Before the World Cup, there was barely time to get a team that had lost its way back on the tracks and in a position for a title it was still very much expected to claim.

“I wasn’t going to be able to get experience enough for younger players to come in,” Ellis said on a conference call with reporters. “I had a very good handle on the players that were in the group and so I felt very comfortable in terms of: this is how we’re going to play and this is what we need. Preparing for a World Cup, I don’t think I was looking beyond what we had already in.”

Now, however, there is a little time. And she has the credibility and security – no matter what she says – to try out new players and systems and methods. Just 14 players who were on the 23-woman World Cup team remain for the 18-person Olympic squad, an unusual rate of turnover for a U.S. team in which players have frequently locked down positions or roles for a decade or longer.

With the World Cup won, Ellis could train her eye not just on the present but the future as well.

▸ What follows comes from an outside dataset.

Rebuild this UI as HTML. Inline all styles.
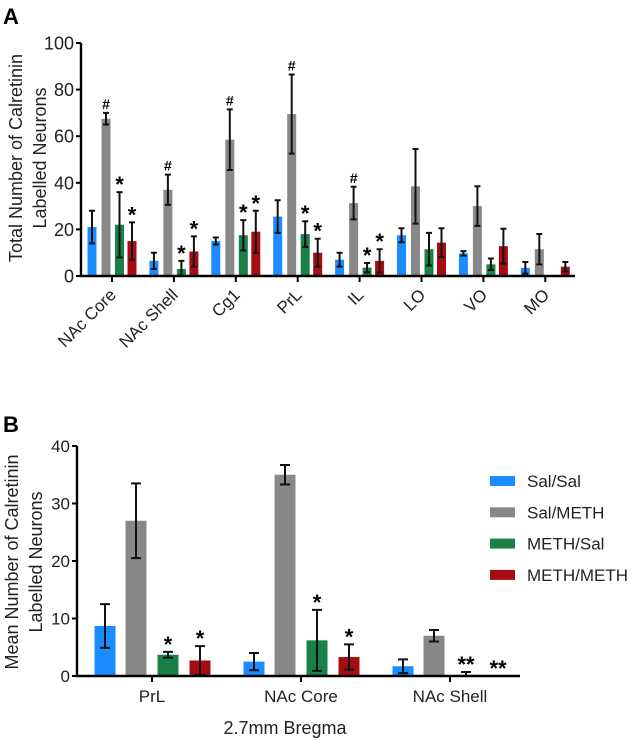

“Certainly, once the World Cup was over, I had to call [U.S. Soccer] president Sunil [Gulati] – obviously, you want to know that you’re on the same page – and said, ‘If we are about winning world championships, we can’t have all our focus be on the Olympics. It has to be on looking at new players to build for beyond.’ And he agreed,” Ellis said.

“We still want to win a gold medal. We still want to be competitive this summer – and that’s still a high, high priority – but I think we can do that and also start to build players for the future.”

So in putting together her Olympic roster, she also began framing the outlines of her next World Cup roster.

“Building for the future was certainly something that came into play in terms of the initial players that I brought into the pool over the last eight months,” Ellis said. “If I was going to bring people in, it was because I thought they would have a shot at the 2019 roster.” That also applied to those returning from the World Cup team, she said.

Ellis views the Olympics not just as a major prize to be won, but also as a very early general rehearsal and learning opportunity for the World Cup. “This is such a massive event, such a great experience for our players, so that we’d go into a World Cup with players who have had a big tournament-type atmosphere,” she said.

Rejuvenation was necessary when an aging team waved off a handful of mainstays like Abby Wambach, Christie Rampone, Lauren Holiday and Shannon Boxx in the year since the World Cup. But the process also offers an opportunity to invigorate a team that has won every major prize in women’s soccer since 2011. Nobody has repeated as Women’s World Cup winners, after all, and Ellis would like to be the first.

“One of the things I’ve really looked in to is why has a repeat never been done? Is it a change in personnel? Is it complacency?” she asked. So in recent camps, she’s had a lot of individual meetings with her players, quizzing their hunger and focus.

As a former college head coach and an under-17, under-20 and under-21 national team manager, it’s natural for Ellis to look to the youth pushing through. And it’s a refreshing approach to a team whose lineups you could once pencil in months ahead of time. She knew there was talent in the pipeline.

“It was just a matter of time before we’d bring those players in,” Ellis said. “I think we’ve got a lot of good balance between players that have been there before and players that are going to bring something to the game.”

And once the American women leave Brazil, ideally with another gold medal in hand, the relentless Ellis should have a foundation to work from in the two years until World Cup qualifying begins, to build and rebuild again.

“After the Olympics,” she said, “you reset again.”